Making a list of things that are worth the visit in Andalucia is very difficult. Should we focus on nature? Culture? History? Relax? Should we write for families, solo travelers...? There´s so many options, so many amazing sights, but we can only pick a few. So we tried to pick a few very different choices from across the country, as some sort of a representative of what this beautiful region has to offer.
The Cadiz Carnival
Spain is known for its festivals and carnivals. The most famous, and probably the best, is the Cadiz carnival, which attracts people from all across the world. Cadiz itself is a beautiful, historical city surrounded by the sea, with beautiful beaches and nature, and close to the national park Doñana. The carnival itself is an explosion of colour and fun, with many local artists performing for the entertainment of the crowd. Expect good food, big crowds, colourful costumes, dancing, singing... however, if you actually want to explore Cadiz as a tourist... maybe don´t go during the carnival.

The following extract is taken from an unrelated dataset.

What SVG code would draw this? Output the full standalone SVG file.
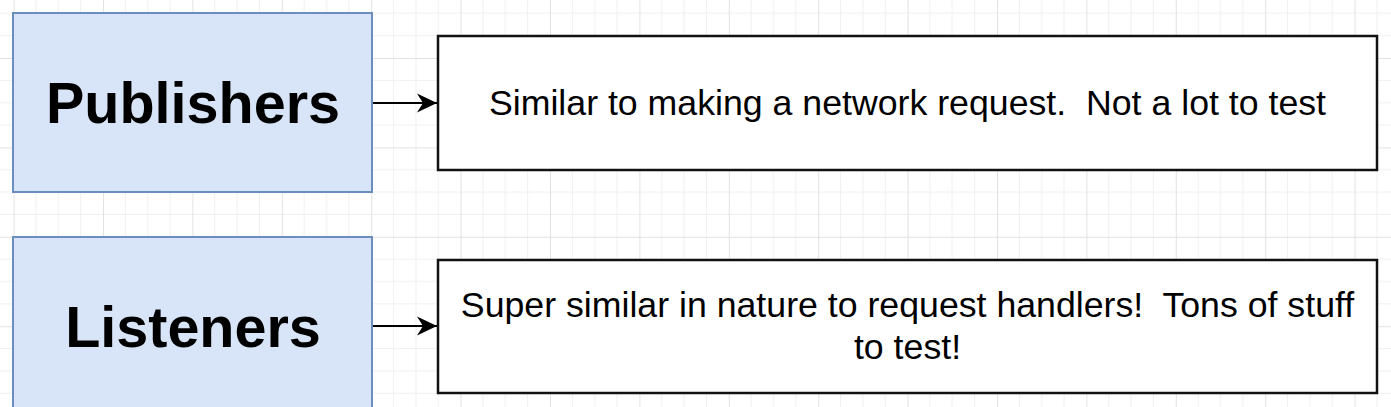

You won´t see much of the architecture.
Semana Santa in Seville
They say everyone should see Semana Santa at least once in their life. The Easter week is most heavily celebrated in Seville. It´s a strongly religious occassion when all the Christian brotherhoods in and around Seville take to the streets in a long, days lasting procession. Participants atone of their sins by walking, sometimes barefoot, sometimes carrying heavy statues depicting parts of the Bible, through the city and to their respective churches. Again, it´s not the best time of the year to see much of Seville. The streets will be full of crowds onlooking on the processions, it will be hard to get places... if you come for Semana Santa, you´re here for Semana Santa.
Flamenco has its strongest presence in Seville as well. If it´s Flamenco performers on the streets, professional shows, dance shows in pubs, or the history behind the artform, Seville bursts in the seams with Flamenco. It also hosts the Flamenco Festival called Feria de Abril or Feria de Sevilla. It´s the April fair, but it happens two weeks after Semana Santa, which means that it doesn´t have to be in April – this year, it falls on the beginning of May. If you´re going to the Feria, we recommend you to completely immerse yourself in the culture, buy a Flamenco dress, dance, sing, clap, stomp, and have the best time!
Are you an animal lover? Andalucia is full of them. It looks like everyone has a dog, Iberian pigs, kettle, goats, sheep and others roam the countryside... but the most amazing animals must be hands down the horses. We´ve already wrote about Andalucian horses in another post, so just to summarize – these horses are one of the most valued breed in the world. They are athletic, beautiful, highly priced, have a firm place in history and culture, and Andalucia is very proud of them. You can take a ride in a horse drawn carriage, or go on a horseback riding tour through the countryside.
If you´re visiting Málaga, don´t miss the Alcazaba, a former Moorish fortress that is situated above the city. And if you like climbing high places, just above Alcazaba is Gibralfaro, another fortress that offers a view of the whole city, the mountains around, and the sea on the other side. There is nothing better than to climb the hills, take pictures of the view, and then descend the hill straight to the Malagueta beach to have a dip in the sea. Talking about the fortresses, you can find amazing buildings, castles, cathedrals, churches, etc. in every city in Spain. Whether it be the Alahambra in Granada, Alcazar in Seville, Torre de Guzman in Cadiz, or any other of the sights around the region, they are all full of history and beauty.
Caminito del Rey
Andalucian nature is absolutely stunning. Mountains, valleys, rivers, natural parks... but only a few places are as breathtaking as Caminito del Rey. ´The Walk of the King´ is located near El Chorro, near Ronda, and used to be the most dangerous mountain path in Europe until they fixed it a few years ago. Seven kilometers of man-made pathways attached to cliffs and leading through forests, with a river and a few little waterfalls underneath. The views are unforgettable.
For film buffs, Andalucia is a heaven. Especially Seville has been used in numerous films, from Star Wars to The Dictator. It is also the setting of many operas and novels, either from the pen of a foreigner of one of the many famous poets, novelists and playwrights who come from here, or who spent parts of their lives here, like Miguel de Cervantes Saavedra and even Hemingway. It is also a sought after filming location for Game of Thrones, which has been filmed in Italica, the Roman ruins near Santiponce, in Seville´s Real Alcazar, Osuna Bullring, in Cordoba, and many, many more.